The current underfunded status of the pension plans of Viskase and ACF requires them to notify the PBGC of certain “reportable events,” such as if we cease to be a member of the Viskase or ACF controlled group, or if we make certain extraordinary dividends or stock redemptions. The obligation to report could cause us to seek to delay or reconsider the occurrence of such reportable events.

Starfire Holding Corporation (“Starfire”), which is 99.6% owned by Mr. Icahn, has undertaken to indemnify us and our subsidiaries from losses resulting from any imposition of certain pension funding or termination liabilities that may be imposed on us and our subsidiaries or our assets as a result of being a member of the Icahn controlled group, including ACF. The Starfire indemnity provides, among other things, that so long as such contingent liabilities exist and could be imposed on us, Starfire will not make any distributions to its stockholders that would reduce its net worth to below $250 million. Nonetheless, Starfire may not be able to fund its indemnification obligations to us.

Other

Icahn Enterprises L.P. was contacted on May 3, 2023 by the U.S. Attorney’s office for the Southern District of New York and on June 21, 2023 by the staff of the Division of Enforcement of the U.S. Securities and Exchange Commission (the “SEC”), seeking production of information relating to the Company and certain of its affiliates’ corporate governance, capitalization, securities offerings, disclosure, dividends, valuation, marketing materials, due diligence and other materials.

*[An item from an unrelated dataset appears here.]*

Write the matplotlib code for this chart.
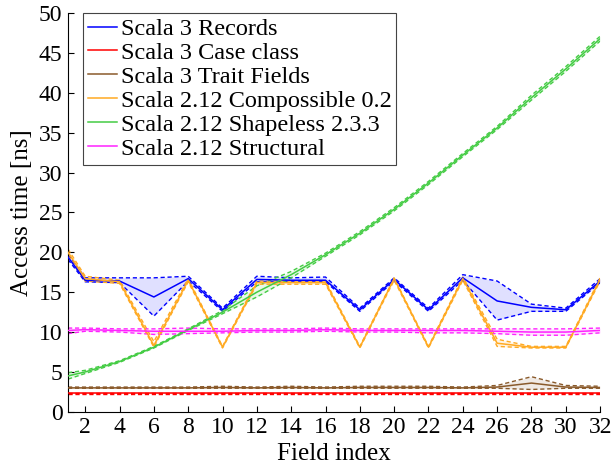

We are cooperating with these requests and are providing documents in response to these voluntary requests for information. Neither the U.S. Attorney’s office nor the SEC has made any claims or allegations against us or Mr. Icahn with respect to the foregoing inquiries. In addition, two putative securities class action lawsuits have been filed against the Company in the U.S. District Court for the Southern District of Florida alleging violations of the federal securities laws, Okaro v. Icahn Enterprises L.P. et al., Case No. 23-21773 (S.D. Fl.), and Levine v. Icahn Enterprises L.P. et al., Case No. 23-22009 (S.D. Fl.). These lawsuits have not yet been consolidated and a lead plaintiff has not been appointed.

We believe that we maintain a strong compliance program and, while no assurances can be made, and we are still evaluating these matters, we do not currently believe that these inquiries and litigations will have a material impact on our business, financial condition, results of operations or cash flows.